--- BEGIN ---

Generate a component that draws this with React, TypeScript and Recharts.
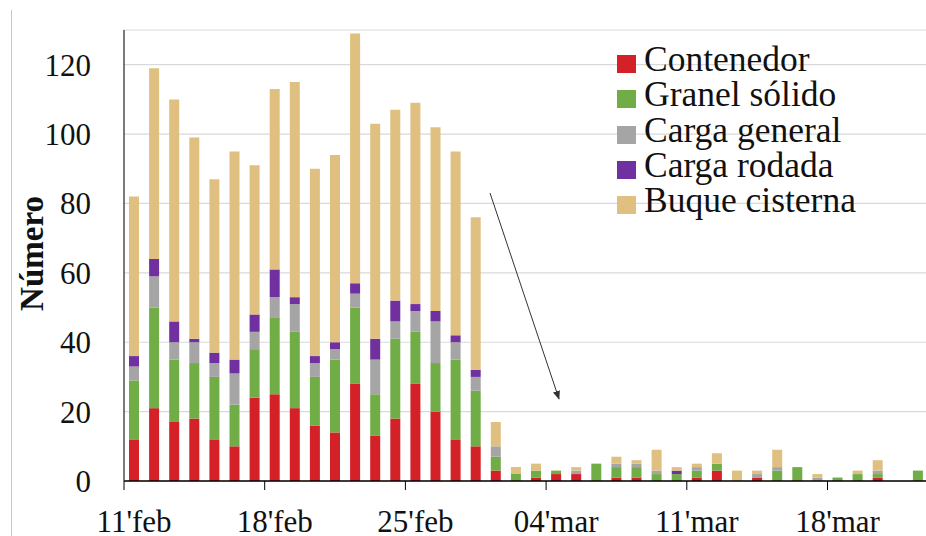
import React from 'react';
import { BarChart, Bar, XAxis, YAxis, CartesianGrid, Legend } from 'recharts';

const dates = [
  "11'feb", "12'feb", "13'feb", "14'feb", "15'feb", "16'feb", "17'feb", "18'feb", "19'feb", "20'feb",
  "21'feb", "22'feb", "23'feb", "24'feb", "25'feb", "26'feb", "27'feb", "28'feb", "01'mar", "02'mar",
  "03'mar", "04'mar", "05'mar", "06'mar", "07'mar", "08'mar", "09'mar", "10'mar", "11'mar", "12'mar",
  "13'mar", "14'mar", "15'mar", "16'mar", "17'mar", "18'mar", "19'mar", "20'mar", "21'mar", "22'mar",
];

const contenedor = [12, 21, 17, 18, 12, 10, 24, 25, 21, 16, 14, 28, 13, 18, 28, 20, 12, 10, 3, 0, 1, 2, 2, 0, 1, 1, 0, 0, 1, 3, 0, 1, 0, 0, 0, 0, 0, 1, 0, 0];
const granelSolido = [17, 29, 18, 16, 18, 12, 14, 22, 22, 14, 21, 22, 12, 23, 15, 14, 23, 16, 4, 2, 2, 1, 0, 5, 3, 3, 2, 2, 2, 2, 0, 0, 3, 4, 0, 1, 2, 1, 0, 3];
const cargaGeneral = [4, 9, 5, 6, 4, 9, 5, 6, 8, 4, 3, 4, 10, 5, 6, 12, 5, 4, 3, 0, 0, 0, 1, 0, 1, 1, 1, 0, 1, 0, 0, 1, 1, 0, 1, 0, 0, 1, 0, 0];
const cargaRodada = [3, 5, 6, 1, 3, 4, 5, 8, 2, 2, 2, 3, 6, 6, 2, 3, 2, 2, 0, 0, 0, 0, 0, 0, 0, 0, 0, 1, 0, 0, 0, 0, 0, 0, 0, 0, 0, 0, 0, 0];
const buqueCisterna = [46, 55, 64, 58, 50, 60, 43, 52, 62, 54, 54, 72, 62, 55, 58, 53, 53, 44, 7, 2, 2, 0, 1, 0, 2, 1, 6, 1, 1, 3, 3, 1, 5, 0, 1, 0, 1, 3, 0, 0];

const yTicks = [0, 20, 40, 60, 80, 100, 120];

const seriesKeys = ['contenedor', 'granelSolido', 'cargaGeneral', 'cargaRodada', 'buqueCisterna'];
const seriesNames = ['Contenedor', 'Granel sólido', 'Carga general', 'Carga rodada', 'Buque cisterna'];
const seriesColors = ['#D42027', '#70AD47', '#A5A5A5', '#7030A0', '#E0C080'];

const data = dates.map((d, i) => ({
  date: d,
  contenedor: contenedor[i],
  granelSolido: granelSolido[i],
  cargaGeneral: cargaGeneral[i],
  cargaRodada: cargaRodada[i],
  buqueCisterna: buqueCisterna[i],
}));

const FONT = '"Liberation Serif", "DejaVu Serif", serif';
const CHART_W = 940;
const CHART_H = 536;
const MARGIN = { top: 30, right: 12, left: 0, bottom: 0 };
const Y_W = 124;
const X_H = 55;
const PLOT_W = CHART_W - MARGIN.left - MARGIN.right - Y_W;
const BAND = PLOT_W / dates.length;

function XTick(props: any) {
  const { x, y, payload } = props;
  return (
    <g>
      <line x1={x - BAND / 2} x2={x - BAND / 2} y1={y} y2={y + 9} stroke="#000" strokeWidth={1} />
      <text x={x} y={y + 51} textAnchor="middle" fontFamily={FONT} fontSize={31} fill="#111">
        {payload.value}
      </text>
    </g>
  );
}

function YLabel(props: any) {
  const vb = props.viewBox || { x: 0, y: 0, width: 0, height: 0 };
  const cx = vb.x + 43;
  const cy = vb.y + vb.height / 2 - 2;
  return (
    <text
      x={cx}
      y={cy}
      transform={`rotate(-90, ${cx}, ${cy})`}
      textAnchor="middle"
      fontFamily={FONT}
      fontWeight="bold"
      fontSize={33}
      fill="#111"
    >
      Número
    </text>
  );
}

function LegendContent() {
  return (
    <div style={{ fontFamily: FONT }}>
      {seriesNames.map((n, i) => (
        <div key={n} style={{ display: 'flex', alignItems: 'flex-start', height: 35.3 }}>
          <div style={{ width: 19, height: 18, background: seriesColors[i], marginTop: 13, marginRight: 8, flex: 'none' }} />
          <span style={{ fontSize: 35.5, lineHeight: '35.3px', color: '#111', whiteSpace: 'nowrap' }}>{n}</span>
        </div>
      ))}
    </div>
  );
}

export default function App() {
  return (
    <div style={{ position: 'absolute', left: 0, top: 0, width: 926, height: 536, overflow: 'hidden', background: '#fff' }}>
      <div style={{ position: 'absolute', left: 11, top: 10, width: 1, height: 526, background: '#C8C8C8' }} />
      <div style={{ position: 'absolute', left: 0, top: 0 }}>
        <BarChart width={CHART_W} height={CHART_H} data={data} margin={MARGIN} barSize={10}>
          <CartesianGrid vertical={false} stroke="#D9D9D9" strokeWidth={1.2} />
          <XAxis
            dataKey="date"
            interval={6}
            height={X_H}
            tickLine={false}
            tickSize={0}
            tickMargin={0}
            axisLine={{ stroke: '#000', strokeWidth: 1.3 }}
            tick={<XTick />}
          />
          <YAxis
            width={Y_W}
            domain={[0, 130]}
            ticks={yTicks}
            tickLine={false}
            tickSize={6}
            tickMargin={27}
            axisLine={{ stroke: '#333', strokeWidth: 1.3 }}
            tick={{ fontFamily: FONT, fontSize: 31, fill: '#111' }}
            label={<YLabel />}
          />
          <Legend
            layout="vertical"
            align="center"
            verticalAlign="middle"
            wrapperStyle={{ left: 617, top: 42, width: 'auto' }}
            content={<LegendContent />}
          />
          {seriesKeys.map((k, i) => (
            <Bar key={k} dataKey={k} name={seriesNames[i]} stackId="a" fill={seriesColors[i]} isAnimationActive={false} />
          ))}
        </BarChart>
      </div>
      <svg width={926} height={536} style={{ position: 'absolute', left: 0, top: 0, pointerEvents: 'none' }}>
        <defs>
          <marker id="arrowHead" viewBox="0 0 10 10" refX="9" refY="5" markerWidth="9" markerHeight="9" markerUnits="userSpaceOnUse" orient="auto">
            <path d="M0,1 L10,5 L0,9 z" fill="#333" />
          </marker>
        </defs>
        <line x1={490} y1={193} x2={559} y2={399} stroke="#333" strokeWidth={1} markerEnd="url(#arrowHead)" />
      </svg>
    </div>
  );
}
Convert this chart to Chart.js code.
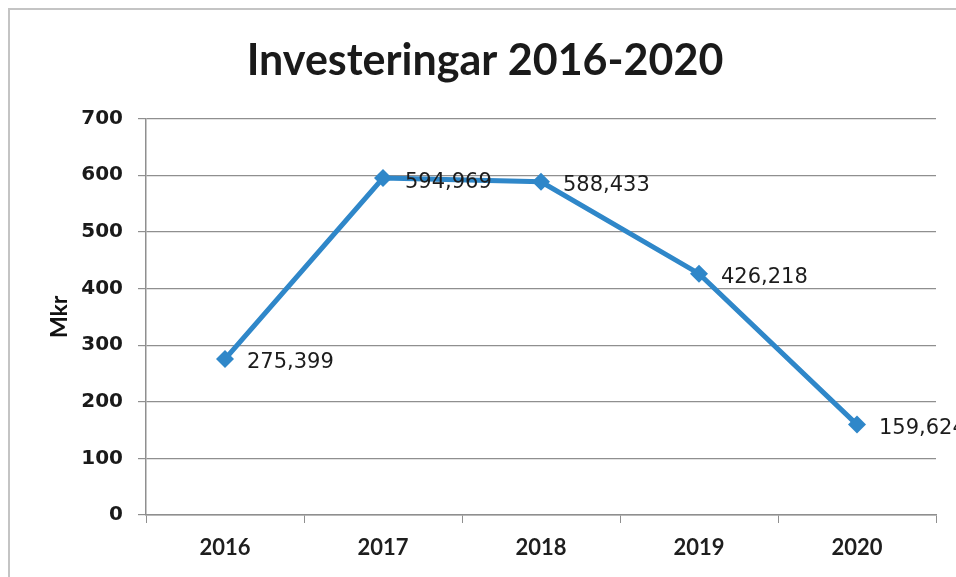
<!DOCTYPE html>
<html><head><meta charset="utf-8">
<script src="https://cdn.jsdelivr.net/npm/chart.js@4"></script>
<style>
html,body{margin:0;padding:0;background:#fff;}
#wrap{position:relative;width:956px;height:577px;overflow:hidden;}
#frame{position:absolute;left:8px;top:8px;width:960px;height:600px;border-top:2px solid #c4c4c4;border-left:2px solid #c4c4c4;}
canvas{position:absolute;left:0;top:0;}
</style></head>
<body><div id="wrap"><div id="frame"></div><canvas id="c" width="956" height="577"></canvas></div>
<script>
const categories = ['2016','2017','2018','2019','2020'];
const investeringar = [275.399, 594.969, 588.433, 426.218, 159.624];
const yTicks = [0,100,200,300,400,500,600,700];
const titleText = 'Investeringar 2016-2020';
const yTitle = 'Mkr';

const lineColor = '#2f87c9';

const labelPlugin = {
  id: 'pointLabels',
  afterDatasetsDraw(chart){
    const ctx = chart.ctx;
    const meta = chart.getDatasetMeta(0);
    ctx.save();
    ctx.font = '21px "DejaVu Sans"';
    ctx.fillStyle = '#1c1c1c';
    ctx.textBaseline = 'middle';
    ctx.textAlign = 'left';
    meta.data.forEach((pt, i) => {
      const txt = investeringar[i].toFixed(3).replace('.', ',');
      ctx.fillText(txt, pt.x + 22, pt.y + 4);
    });
    ctx.restore();
  }
};

new Chart(document.getElementById('c'), {
  type: 'line',
  data: {
    labels: categories,
    datasets: [{
      data: investeringar,
      borderColor: lineColor,
      backgroundColor: lineColor,
      borderWidth: 5,
      pointStyle: 'rectRot',
      pointRadius: 9,
      pointBorderWidth: 0,
      pointBackgroundColor: lineColor,
      tension: 0
    }]
  },
  options: {
    responsive: false,
    animation: false,
    layout: { padding: { top: 10, left: 34, right: 20, bottom: 0 } },
    plugins: {
      legend: { display: false },
      tooltip: { enabled: false },
      title: {
        display: true,
        text: titleText,
        color: '#1a1a1a',
        font: { family: 'Lato', size: 43, weight: 'bold' },
        padding: { top: 25, bottom: 32 }
      }
    },
    scales: {
      x: {
        offset: true,
        grid: { display: true, drawOnChartArea: false, tickLength: 8, color: '#8f8f8f', offset: true },
        border: { display: true, color: '#8f8f8f', width: 1.5 },
        ticks: { color: '#1e1e1e', font: { family: 'Lato', size: 22, weight: 'bold' }, padding: 12 },
        afterFit(s){ s.height = 62; }
      },
      y: {
        min: 0, max: 700,
        afterBuildTicks(s){ s.ticks = yTicks.map(v => ({value: v})); },
        grid: { color: '#8f8f8f', tickLength: 8, lineWidth: 1.2 },
        border: { display: true, color: '#8f8f8f', width: 1.5 },
        ticks: { color: '#1a1a1a', font: { family: 'DejaVu Sans', size: 20, weight: 'bold' }, padding: 15 },
        title: { display: true, text: yTitle, color: '#111', font: { family: 'Lato', size: 23, weight: 'bold' }, padding: { top: 12, bottom: 0 } },
        afterFit(s){ s.width = 112; }
      }
    }
  },
  plugins: [labelPlugin]
});
</script>
</body></html>
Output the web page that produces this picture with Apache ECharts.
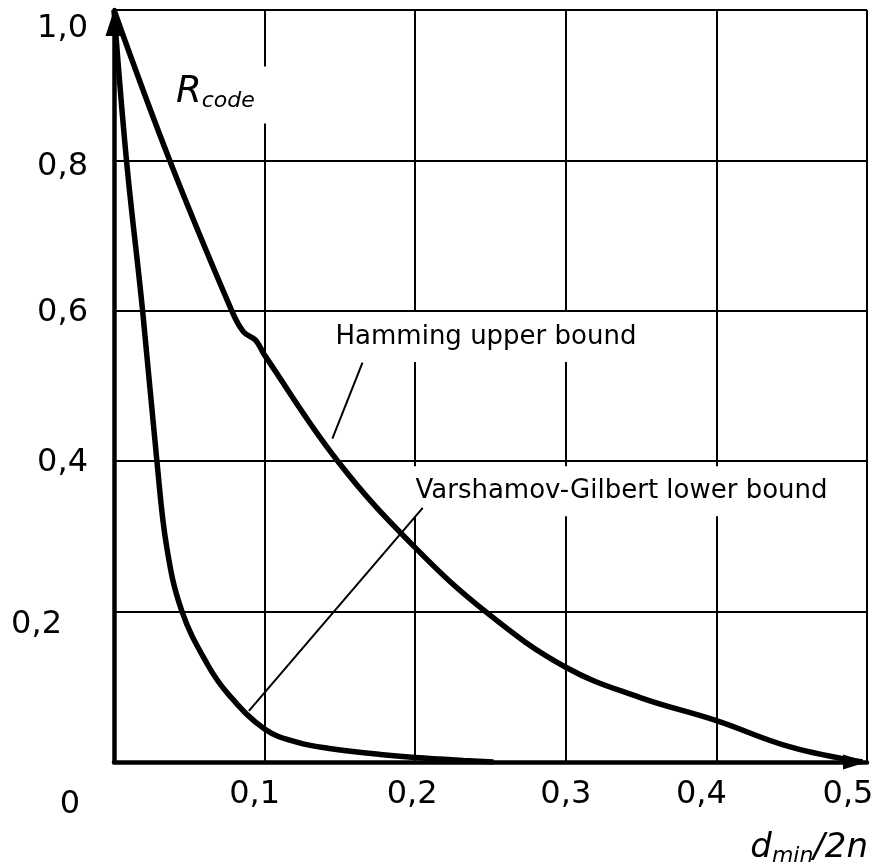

--- END ---

◆ **EXERCISE DIRECTIONS**: Pictures are excluded: retype only the lines from the beginning of the listing above through the line with "YAxis, CartesianGrid, Legend", both included.

◆ **RESPONSE**:
Generate a component that draws this with React, TypeScript and Recharts.
import React from 'react';
import { BarChart, Bar, XAxis, YAxis, CartesianGrid, Legend } from 'recharts';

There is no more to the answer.